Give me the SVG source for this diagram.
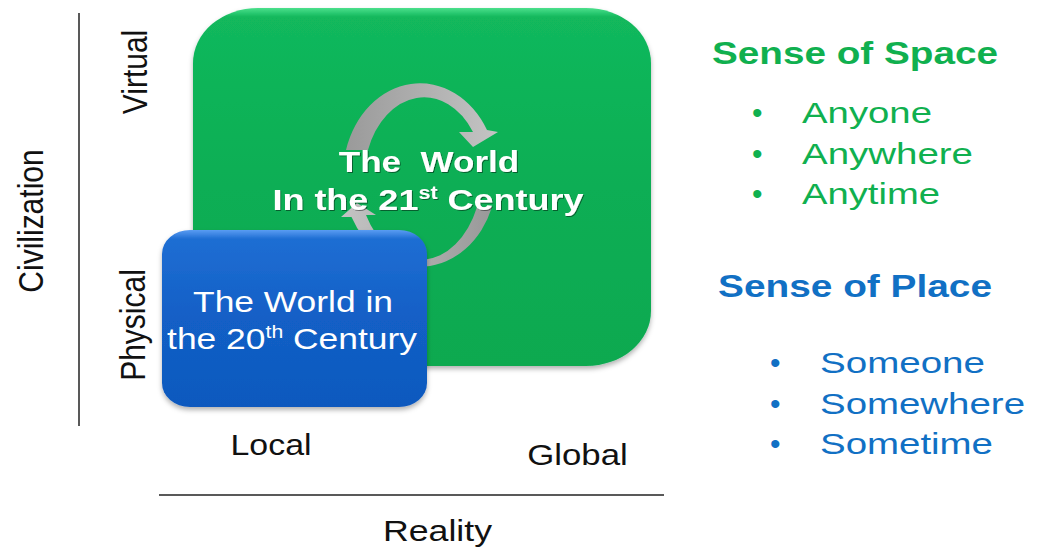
<svg xmlns="http://www.w3.org/2000/svg" width="1042" height="549" viewBox="0 0 1042 549">
<style>
  text { font-family: "Liberation Sans", Arial, sans-serif; }
  .axis { fill: #111111; font-size: 30px; }
  .white { fill: #ffffff; font-size: 30px; }
  .bold { font-weight: bold; }
  .green { fill: #10B04F; }
  .blue { fill: #1170C4; }
  .item { font-size: 30px; }
  .head { font-size: 31px; font-weight: bold; }
  .line { stroke: #222222; stroke-width: 1.5; fill: none; }
</style>
<defs>
  <linearGradient id="gGreen" x1="0" y1="0" x2="0" y2="1">
    <stop offset="0" stop-color="#4BE08C"/>
    <stop offset="0.025" stop-color="#12B85C"/>
    <stop offset="0.5" stop-color="#0AAE54"/>
    <stop offset="1" stop-color="#08A950"/>
  </linearGradient>
  <linearGradient id="gBlue" x1="0" y1="0" x2="0" y2="1">
    <stop offset="0" stop-color="#5A9CF2"/>
    <stop offset="0.05" stop-color="#1F6ED3"/>
    <stop offset="0.5" stop-color="#125FC6"/>
    <stop offset="1" stop-color="#0F59BE"/>
  </linearGradient>
  <linearGradient id="gArrowTop" gradientUnits="userSpaceOnUse" x1="343" y1="0" x2="498" y2="0">
    <stop offset="0" stop-color="#999999"/>
    <stop offset="1" stop-color="#C4C4C4"/>
  </linearGradient>
  <linearGradient id="gArrowBot" gradientUnits="userSpaceOnUse" x1="492" y1="0" x2="340" y2="0">
    <stop offset="0" stop-color="#999999"/>
    <stop offset="1" stop-color="#C4C4C4"/>
  </linearGradient>
  <filter id="boxShadow" x="-10%" y="-10%" width="120%" height="125%">
    <feDropShadow dx="0" dy="3" stdDeviation="2.5" flood-color="#000000" flood-opacity="0.3"/>
  </filter>
  <filter id="txtShadow" x="-5%" y="-20%" width="110%" height="140%">
    <feDropShadow dx="1" dy="1" stdDeviation="0.7" flood-color="#000000" flood-opacity="0.45"/>
  </filter>
</defs>

<g id="axes">
  <line class="line" x1="79" y1="13" x2="79" y2="426"/>
  <line class="line" x1="159" y1="495" x2="664" y2="495"/>
  <text class="axis" text-anchor="middle" transform="translate(43,221) scale(1.17,1) rotate(-90)">Civilization</text>
  <text class="axis" text-anchor="middle" transform="translate(147,72) scale(1.17,1) rotate(-90)">Virtual</text>
  <text class="axis" text-anchor="middle" transform="translate(145,325) scale(1.17,1) rotate(-90)">Physical</text>
  <text class="axis" text-anchor="middle" transform="translate(271,455) scale(1.13,1)">Local</text>
  <text class="axis" text-anchor="middle" transform="translate(577.5,465) scale(1.16,1)">Global</text>
  <text class="axis" text-anchor="middle" transform="translate(437.5,541) scale(1.19,1)">Reality</text>
</g>

<g id="world21">
  <rect x="193" y="8" width="458" height="358" rx="65" ry="55" fill="url(#gGreen)" filter="url(#boxShadow)"/>
</g>

<g id="connectors">
  <path d="M346,150 A77,92 0 0 1 487,130 L498,132 L473,147 L459,132 L473,132 A60,82 0 0 0 368,150 Z" fill="url(#gArrowTop)"/>
  <path d="M492,207 A77,92 0 0 1 351.5,217 L341,217 L357,203 L376,215 L366,215 A62,88 0 0 0 477,207 Z" fill="url(#gArrowBot)"/>
</g>

<g id="world21-label" filter="url(#txtShadow)">
  <text class="white bold" text-anchor="middle" xml:space="preserve" transform="translate(429,172) scale(1.17,1)">The  World</text>
  <text class="white bold" text-anchor="middle" transform="translate(428,210) scale(1.2,1)">In the 21<tspan font-size="18" dy="-11">st</tspan><tspan dy="11"> Century</tspan></text>
</g>

<g id="world20">
  <rect x="162" y="230" width="265" height="177" rx="28" ry="24" fill="url(#gBlue)" filter="url(#boxShadow)"/>
  <text class="white" text-anchor="middle" transform="translate(293,312) scale(1.18,1)">The World in</text>
  <text class="white" text-anchor="middle" transform="translate(292,349) scale(1.18,1)">the 20<tspan font-size="18" dy="-11">th</tspan><tspan dy="11"> Century</tspan></text>
</g>

<g id="sense-of-space">
  <text class="green head" x="712" y="64" textLength="286" lengthAdjust="spacingAndGlyphs">Sense of Space</text>
  <text class="green item" x="752" y="123">•</text>
  <text class="green item" x="802" y="123" textLength="130" lengthAdjust="spacingAndGlyphs">Anyone</text>
  <text class="green item" x="752" y="164">•</text>
  <text class="green item" x="802" y="164" textLength="171" lengthAdjust="spacingAndGlyphs">Anywhere</text>
  <text class="green item" x="752" y="204">•</text>
  <text class="green item" x="802" y="204" textLength="138" lengthAdjust="spacingAndGlyphs">Anytime</text>
</g>

<g id="sense-of-place">
  <text class="blue head" x="718" y="297" textLength="274" lengthAdjust="spacingAndGlyphs">Sense of Place</text>
  <text class="blue item" x="770" y="373">•</text>
  <text class="blue item" x="820" y="373" textLength="165" lengthAdjust="spacingAndGlyphs">Someone</text>
  <text class="blue item" x="770" y="414">•</text>
  <text class="blue item" x="820" y="414" textLength="205" lengthAdjust="spacingAndGlyphs">Somewhere</text>
  <text class="blue item" x="770" y="454">•</text>
  <text class="blue item" x="820" y="454" textLength="173" lengthAdjust="spacingAndGlyphs">Sometime</text>
</g>
</svg>
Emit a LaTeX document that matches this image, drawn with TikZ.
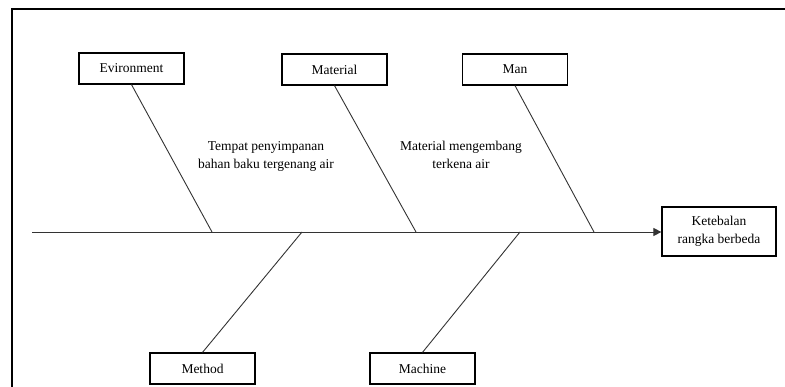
\documentclass[tikz,border=0pt]{standalone}
\usepackage{fontspec}
\setmainfont{Liberation Serif}
\usetikzlibrary{arrows.meta}
\begin{document}
\begin{tikzpicture}[x=1pt,y=-1pt,
  cause/.style={draw, line width=1.2pt, minimum width=105pt, minimum height=31pt, inner sep=0pt, font=\fontsize{13.5}{16}\selectfont},
  effect/.style={draw, line width=1.2pt, minimum width=114pt, minimum height=49pt, inner sep=0pt, align=center, font=\fontsize{13.5}{18}\selectfont},
  note/.style={align=center, inner sep=0pt, font=\fontsize{13.5}{18}\selectfont},
  bone/.style={line width=0.9pt, draw=black!80}]
\useasboundingbox (0,0) rectangle (785,387);
\draw[line width=2.5pt] (12,387) -- (12,9) -- (785,9);
% boxes
\node[cause] (env) at (131.5,68.5) {Evironment};
\node[cause] (mat) at (334.5,69.5) {Material};
\node[cause] (man) at (515,69.5) {Man};
\node[cause] (met) at (202.5,368.5) {Method};
\node[cause] (mac) at (422.5,368.5) {Machine};
\node[effect] (eff) at (719,231.5) {Ketebalan\\rangka berbeda};
% spine
\coordinate (tail) at (32,232);
\draw[bone, -{Triangle[length=8pt,width=8pt]}] (tail) -- (eff.west |- tail);
% bones
\coordinate (j1) at (212,232);
\coordinate (j2) at (416,232);
\coordinate (j3) at (594,232);
\coordinate (j4) at (302,232);
\coordinate (j5) at (520,232);
\draw[bone] (env.south) -- (j1);
\draw[bone] (mat.south) -- (j2);
\draw[bone] (man.south) -- (j3);
\draw[bone] (met.north) -- (j4);
\draw[bone] (mac.north) -- (j5);
% notes
\node[note] (n1) at (266,156) {Tempat penyimpanan\\bahan baku tergenang air};
\node[note] (n2) at (461,155) {Material mengembang\\terkena air};
\end{tikzpicture}
\end{document}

========================================

→ YOUR TASK: Of the lines above, how many contain the string "this"? Only the number is required.

→ RESULT OF THE TASK: 2